# Set exercise:
Please set down all the lines beneath this one exactly, without the pictures.

# Source data:
┌────────

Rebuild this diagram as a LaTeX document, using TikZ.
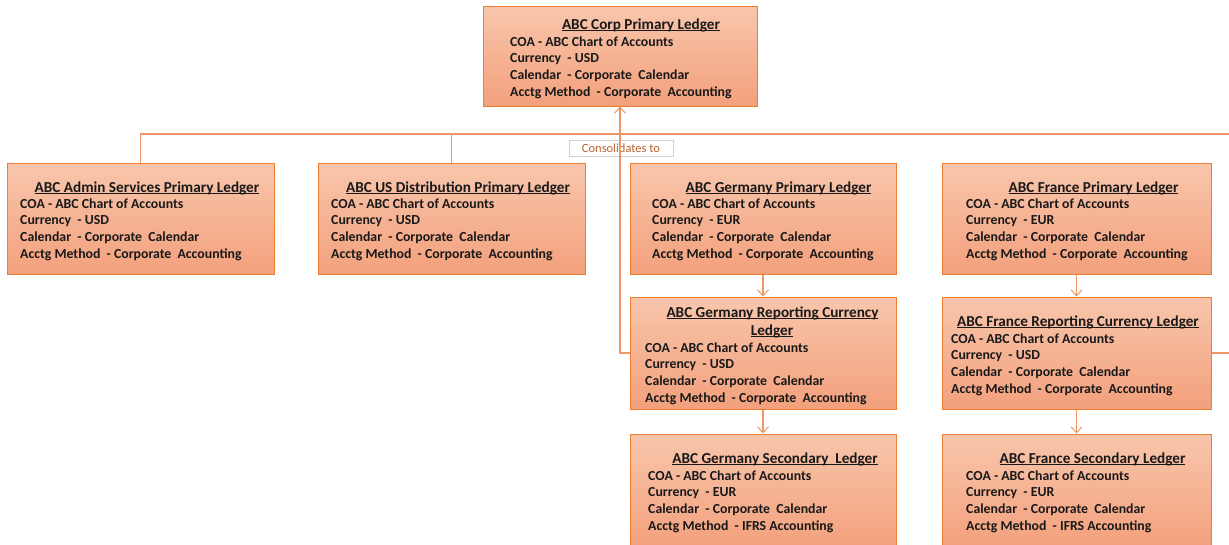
\documentclass[tikz,border=0pt]{standalone}
\usepackage{fontspec}
\setmainfont{Carlito}
\usetikzlibrary{arrows.meta}
\definecolor{bordr}{RGB}{237,125,49}
\definecolor{conn}{RGB}{240,150,100}
\definecolor{ftop}{RGB}{248,198,172}
\definecolor{fbot}{RGB}{243,160,124}
\definecolor{txt}{RGB}{25,25,25}
\definecolor{lbl}{RGB}{185,100,50}
\newlength\ulw
\newcommand\uln[1]{\settowidth\ulw{#1}\rlap{\rule[-1.7pt]{\ulw}{0.9pt}}#1}
\tikzset{
  lbox/.style={draw=bordr, line width=1pt, top color=ftop, bottom color=fbot, inner sep=0pt},
  ttl/.style={font=\fontsize{15.2}{17}\selectfont\bfseries, text=txt, inner sep=0pt, anchor=center},
  btxt/.style={font=\fontsize{13.8}{17}\selectfont\bfseries, text=txt, inner sep=0pt, anchor=west},
  cline/.style={draw=conn, line width=1.2pt},
  carrow/.style={cline, -{Straight Barb[length=6pt,width=11pt,line width=1pt]}},
  lblbox/.style={draw=black!18, fill=white, line width=0.6pt, font=\fontsize{12.5}{14}\selectfont, text=lbl, minimum width=104pt, minimum height=16pt, inner sep=0pt}
}
\newcommand\blines[7]{%
  \node[btxt] (#1-1) at (#2,#3) {#4};
  \node[btxt] (#1-2) at (#2,#3+17) {#5};
  \node[btxt] (#1-3) at (#2,#3+34) {#6};
  \node[btxt] (#1-4) at (#2,#3+51) {#7};
}
\newcommand\lgcal{Calendar\ \ - Corporate\ \ Calendar}
\newcommand\lgacc{Acctg Method\ \ - Corporate\ \ Accounting}
\newcommand\lgifrs{Acctg Method\ \ - IFRS Accounting}
\newcommand\lgcoa{COA - ABC Chart of Accounts}
\begin{document}
\begin{tikzpicture}[x=1pt,y=-1pt]
\useasboundingbox (0,0) rectangle (1229,544);
\clip (0,0) rectangle (1229,544);
\fill[white] (0,0) rectangle (1229,544);
% boxes
\node[lbox, minimum width=274pt, minimum height=100pt] (corp) at (620,56) {};
\node[lbox, minimum width=267pt, minimum height=111pt] (adm) at (140.5,218.5) {};
\node[lbox, minimum width=267pt, minimum height=111pt] (usd) at (451.5,218.5) {};
\node[lbox, minimum width=266pt, minimum height=111pt] (dep) at (763,218.5) {};
\node[lbox, minimum width=269pt, minimum height=111pt] (frp) at (1076.5,218.5) {};
\node[lbox, minimum width=266pt, minimum height=112pt] (der) at (763,353) {};
\node[lbox, minimum width=269pt, minimum height=112pt] (frr) at (1076.5,353) {};
\node[lbox, minimum width=266pt, minimum height=114pt] (des) at (763,491) {};
\node[lbox, minimum width=269pt, minimum height=114pt] (frs) at (1076.5,491) {};
% texts
\node[ttl] (corp-t) at (641,25) {\uln{ABC Corp Primary Ledger}};
\blines{corp}{510}{42}{\lgcoa}{Currency\ \ - USD}{\lgcal}{\lgacc}
\node[ttl] (adm-t) at (147,188) {\uln{ABC Admin Services Primary Ledger}};
\blines{adm}{20}{204}{\lgcoa}{Currency\ \ - USD}{\lgcal}{\lgacc}
\node[ttl] (usd-t) at (458,188) {\uln{ABC US Distribution Primary Ledger}};
\blines{usd}{331}{204}{\lgcoa}{Currency\ \ - USD}{\lgcal}{\lgacc}
\node[ttl] (dep-t) at (778.5,188) {\uln{ABC Germany Primary Ledger}};
\blines{dep}{652}{204}{\lgcoa}{Currency\ \ - EUR}{\lgcal}{\lgacc}
\node[ttl] (frp-t) at (1093.5,188) {\uln{ABC France Primary Ledger}};
\blines{frp}{966}{204}{\lgcoa}{Currency\ \ - EUR}{\lgcal}{\lgacc}
\node[ttl] (der-t) at (772.5,313) {\uln{ABC Germany Reporting Currency}};
\node[ttl] (der-t2) at (772,331) {\uln{Ledger}};
\blines{der}{645}{348}{\lgcoa}{Currency\ \ - USD}{\lgcal}{\lgacc}
\node[ttl] (frr-t) at (1078,322) {\uln{ABC France Reporting Currency Ledger}};
\blines{frr}{951}{339}{\lgcoa}{Currency\ \ - USD}{\lgcal}{\lgacc}
\node[ttl] (des-t) at (775,459) {\uln{ABC Germany Secondary\ \ Ledger}};
\blines{des}{648}{476}{\lgcoa}{Currency\ \ - EUR}{\lgcal}{\lgifrs}
\node[ttl] (frs-t) at (1092.5,459) {\uln{ABC France Secondary Ledger}};
\blines{frs}{966}{476}{\lgcoa}{Currency\ \ - EUR}{\lgcal}{\lgifrs}
% label
\node[lblbox] (cons) at (621,148) {Consolidates to};
% connectors
\coordinate (rt) at (1229,134);
\coordinate (rt2) at (1229,353);
\coordinate (bend) at (620,353);
\draw[cline] (adm.north) |- (rt);
\draw[cline] (usd.north) -- (usd.north |- rt);
\draw[cline] (frr.east) -- (rt2);
\draw[carrow] (der.west) -- (bend) -- (bend |- corp.south);
\draw[carrow] (dep.south) -- (der.north);
\draw[carrow] (der.south) -- (des.north);
\draw[carrow] (frp.south) -- (frr.north);
\draw[carrow] (frr.south) -- (frs.north);
\end{tikzpicture}
\end{document}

└────────

# Reply:
Rebuild this diagram as a LaTeX document, using TikZ.
\documentclass[tikz,border=0pt]{standalone}
\usepackage{fontspec}
\setmainfont{Carlito}
\usetikzlibrary{arrows.meta}
\definecolor{bordr}{RGB}{237,125,49}
\definecolor{conn}{RGB}{240,150,100}
\definecolor{ftop}{RGB}{248,198,172}
\definecolor{fbot}{RGB}{243,160,124}
\definecolor{txt}{RGB}{25,25,25}
\definecolor{lbl}{RGB}{185,100,50}
\newlength\ulw
\newcommand\uln[1]{\settowidth\ulw{#1}\rlap{\rule[-1.7pt]{\ulw}{0.9pt}}#1}
\tikzset{
  lbox/.style={draw=bordr, line width=1pt, top color=ftop, bottom color=fbot, inner sep=0pt},
  ttl/.style={font=\fontsize{15.2}{17}\selectfont\bfseries, text=txt, inner sep=0pt, anchor=center},
  btxt/.style={font=\fontsize{13.8}{17}\selectfont\bfseries, text=txt, inner sep=0pt, anchor=west},
  cline/.style={draw=conn, line width=1.2pt},
  carrow/.style={cline, -{Straight Barb[length=6pt,width=11pt,line width=1pt]}},
  lblbox/.style={draw=black!18, fill=white, line width=0.6pt, font=\fontsize{12.5}{14}\selectfont, text=lbl, minimum width=104pt, minimum height=16pt, inner sep=0pt}
}
\newcommand\blines[7]{%
  \node[btxt] (#1-1) at (#2,#3) {#4};
  \node[btxt] (#1-2) at (#2,#3+17) {#5};
  \node[btxt] (#1-3) at (#2,#3+34) {#6};
  \node[btxt] (#1-4) at (#2,#3+51) {#7};
}
\newcommand\lgcal{Calendar\ \ - Corporate\ \ Calendar}
\newcommand\lgacc{Acctg Method\ \ - Corporate\ \ Accounting}
\newcommand\lgifrs{Acctg Method\ \ - IFRS Accounting}
\newcommand\lgcoa{COA - ABC Chart of Accounts}
\begin{document}
\begin{tikzpicture}[x=1pt,y=-1pt]
\useasboundingbox (0,0) rectangle (1229,544);
\clip (0,0) rectangle (1229,544);
\fill[white] (0,0) rectangle (1229,544);
% boxes
\node[lbox, minimum width=274pt, minimum height=100pt] (corp) at (620,56) {};
\node[lbox, minimum width=267pt, minimum height=111pt] (adm) at (140.5,218.5) {};
\node[lbox, minimum width=267pt, minimum height=111pt] (usd) at (451.5,218.5) {};
\node[lbox, minimum width=266pt, minimum height=111pt] (dep) at (763,218.5) {};
\node[lbox, minimum width=269pt, minimum height=111pt] (frp) at (1076.5,218.5) {};
\node[lbox, minimum width=266pt, minimum height=112pt] (der) at (763,353) {};
\node[lbox, minimum width=269pt, minimum height=112pt] (frr) at (1076.5,353) {};
\node[lbox, minimum width=266pt, minimum height=114pt] (des) at (763,491) {};
\node[lbox, minimum width=269pt, minimum height=114pt] (frs) at (1076.5,491) {};
% texts
\node[ttl] (corp-t) at (641,25) {\uln{ABC Corp Primary Ledger}};
\blines{corp}{510}{42}{\lgcoa}{Currency\ \ - USD}{\lgcal}{\lgacc}
\node[ttl] (adm-t) at (147,188) {\uln{ABC Admin Services Primary Ledger}};
\blines{adm}{20}{204}{\lgcoa}{Currency\ \ - USD}{\lgcal}{\lgacc}
\node[ttl] (usd-t) at (458,188) {\uln{ABC US Distribution Primary Ledger}};
\blines{usd}{331}{204}{\lgcoa}{Currency\ \ - USD}{\lgcal}{\lgacc}
\node[ttl] (dep-t) at (778.5,188) {\uln{ABC Germany Primary Ledger}};
\blines{dep}{652}{204}{\lgcoa}{Currency\ \ - EUR}{\lgcal}{\lgacc}
\node[ttl] (frp-t) at (1093.5,188) {\uln{ABC France Primary Ledger}};
\blines{frp}{966}{204}{\lgcoa}{Currency\ \ - EUR}{\lgcal}{\lgacc}
\node[ttl] (der-t) at (772.5,313) {\uln{ABC Germany Reporting Currency}};
\node[ttl] (der-t2) at (772,331) {\uln{Ledger}};
\blines{der}{645}{348}{\lgcoa}{Currency\ \ - USD}{\lgcal}{\lgacc}
\node[ttl] (frr-t) at (1078,322) {\uln{ABC France Reporting Currency Ledger}};
\blines{frr}{951}{339}{\lgcoa}{Currency\ \ - USD}{\lgcal}{\lgacc}
\node[ttl] (des-t) at (775,459) {\uln{ABC Germany Secondary\ \ Ledger}};
\blines{des}{648}{476}{\lgcoa}{Currency\ \ - EUR}{\lgcal}{\lgifrs}
\node[ttl] (frs-t) at (1092.5,459) {\uln{ABC France Secondary Ledger}};
\blines{frs}{966}{476}{\lgcoa}{Currency\ \ - EUR}{\lgcal}{\lgifrs}
% label
\node[lblbox] (cons) at (621,148) {Consolidates to};
% connectors
\coordinate (rt) at (1229,134);
\coordinate (rt2) at (1229,353);
\coordinate (bend) at (620,353);
\draw[cline] (adm.north) |- (rt);
\draw[cline] (usd.north) -- (usd.north |- rt);
\draw[cline] (frr.east) -- (rt2);
\draw[carrow] (der.west) -- (bend) -- (bend |- corp.south);
\draw[carrow] (dep.south) -- (der.north);
\draw[carrow] (der.south) -- (des.north);
\draw[carrow] (frp.south) -- (frr.north);
\draw[carrow] (frr.south) -- (frs.north);
\end{tikzpicture}
\end{document}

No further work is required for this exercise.